- Collected data -
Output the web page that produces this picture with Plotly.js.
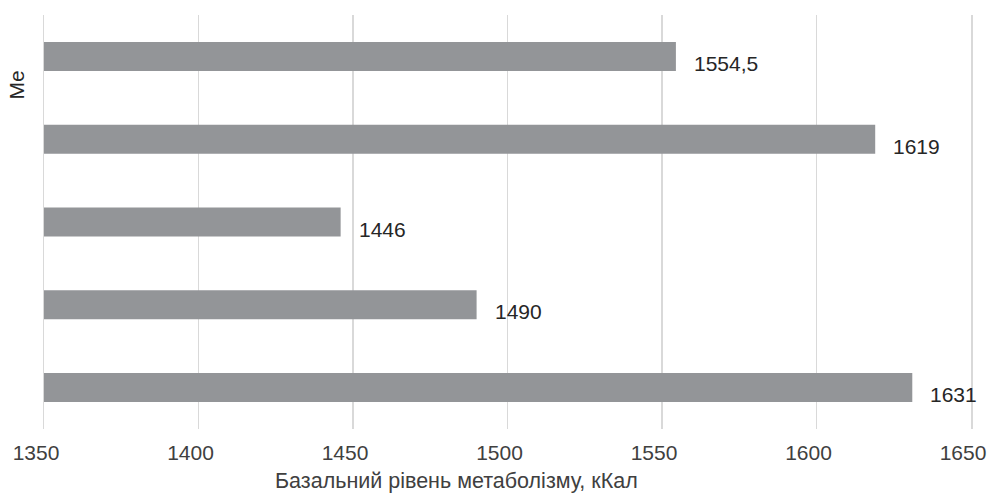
<!DOCTYPE html>
<html>
<head>
<meta charset="utf-8">
<script src="https://cdn.plot.ly/plotly-3.0.1.min.js"></script>
<style>html,body{margin:0;padding:0;background:#fff;}#chart{width:987px;height:495px;}</style>
</head>
<body>
<div id="chart"></div>
<script>
const categories = ["g1", "g2", "g3", "g4", "g5"];
const values = [1554.5, 1619, 1446, 1490, 1631];
const labels = ["1554,5", "1619", "1446", "1490", "1631"];
const xTicks = [1350, 1400, 1450, 1500, 1550, 1600, 1650];
const yLabel = "Me";
const xTitle = "Базальний рівень метаболізму, кКал";

const FONT = "Liberation Sans, Arial, sans-serif";

const trace = {
  type: "bar",
  orientation: "h",
  y: categories,
  x: values,
  marker: {color: "#939598"},
  width: 0.35,
  hoverinfo: "x"
};

const annotations = values.map((v, i) => ({
  x: v, y: categories[i], xref: "x", yref: "y",
  text: labels[i], showarrow: false,
  xanchor: "left", yanchor: "middle",
  xshift: 16, yshift: -7,
  font: {family: FONT, size: 21, color: "#262626"}
}));
annotations.push({
  text: yLabel, xref: "paper", yref: "paper", x: -0.03, y: 0.83,
  showarrow: false, textangle: -90, xanchor: "center", yanchor: "middle",
  font: {family: FONT, size: 21, color: "#262626"}
});
annotations.push({
  text: xTitle, xref: "paper", yref: "paper", x: 0.4445, y: 0,
  showarrow: false, xanchor: "center", yanchor: "middle", yshift: -52,
  font: {family: FONT, size: 21.5, color: "#404040"}
});

const layout = {
  width: 987, height: 495,
  margin: {l: 44, r: 16, t: 14.5, b: 65.5},
  paper_bgcolor: "#ffffff", plot_bgcolor: "#ffffff",
  showlegend: false,
  xaxis: {
    range: [1350, 1650], tickvals: xTicks, ticktext: xTicks.map(String),
    showgrid: true, gridcolor: "#d9d9d9", gridwidth: 1.5,
    zeroline: false, showline: false, ticks: "",
    tickfont: {family: FONT, size: 21, color: "#404040"},
    ticklabelstandoff: 9, ticklabelshift: -8, ticklabeloverflow: "allow"
  },
  yaxis: {
    type: "category", categoryorder: "array", categoryarray: categories,
    autorange: "reversed", showticklabels: false, showgrid: false,
    zeroline: false, showline: true, mirror: true, linecolor: "#d9d9d9", linewidth: 1.5, ticks: ""
  },
  annotations: annotations
};

Plotly.newPlot("chart", [trace], layout, {displayModeBar: false, staticPlot: true});
</script>
</body>
</html>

- What this task involves -
Copy out each line exactly, without the pictures.

- Correct result -
Output the web page that produces this picture with Plotly.js.
<!DOCTYPE html>
<html>
<head>
<meta charset="utf-8">
<script src="https://cdn.plot.ly/plotly-3.0.1.min.js"></script>
<style>html,body{margin:0;padding:0;background:#fff;}#chart{width:987px;height:495px;}</style>
</head>
<body>
<div id="chart"></div>
<script>
const categories = ["g1", "g2", "g3", "g4", "g5"];
const values = [1554.5, 1619, 1446, 1490, 1631];
const labels = ["1554,5", "1619", "1446", "1490", "1631"];
const xTicks = [1350, 1400, 1450, 1500, 1550, 1600, 1650];
const yLabel = "Me";
const xTitle = "Базальний рівень метаболізму, кКал";

const FONT = "Liberation Sans, Arial, sans-serif";

const trace = {
  type: "bar",
  orientation: "h",
  y: categories,
  x: values,
  marker: {color: "#939598"},
  width: 0.35,
  hoverinfo: "x"
};

const annotations = values.map((v, i) => ({
  x: v, y: categories[i], xref: "x", yref: "y",
  text: labels[i], showarrow: false,
  xanchor: "left", yanchor: "middle",
  xshift: 16, yshift: -7,
  font: {family: FONT, size: 21, color: "#262626"}
}));
annotations.push({
  text: yLabel, xref: "paper", yref: "paper", x: -0.03, y: 0.83,
  showarrow: false, textangle: -90, xanchor: "center", yanchor: "middle",
  font: {family: FONT, size: 21, color: "#262626"}
});
annotations.push({
  text: xTitle, xref: "paper", yref: "paper", x: 0.4445, y: 0,
  showarrow: false, xanchor: "center", yanchor: "middle", yshift: -52,
  font: {family: FONT, size: 21.5, color: "#404040"}
});

const layout = {
  width: 987, height: 495,
  margin: {l: 44, r: 16, t: 14.5, b: 65.5},
  paper_bgcolor: "#ffffff", plot_bgcolor: "#ffffff",
  showlegend: false,
  xaxis: {
    range: [1350, 1650], tickvals: xTicks, ticktext: xTicks.map(String),
    showgrid: true, gridcolor: "#d9d9d9", gridwidth: 1.5,
    zeroline: false, showline: false, ticks: "",
    tickfont: {family: FONT, size: 21, color: "#404040"},
    ticklabelstandoff: 9, ticklabelshift: -8, ticklabeloverflow: "allow"
  },
  yaxis: {
    type: "category", categoryorder: "array", categoryarray: categories,
    autorange: "reversed", showticklabels: false, showgrid: false,
    zeroline: false, showline: true, mirror: true, linecolor: "#d9d9d9", linewidth: 1.5, ticks: ""
  },
  annotations: annotations
};

Plotly.newPlot("chart", [trace], layout, {displayModeBar: false, staticPlot: true});
</script>
</body>
</html>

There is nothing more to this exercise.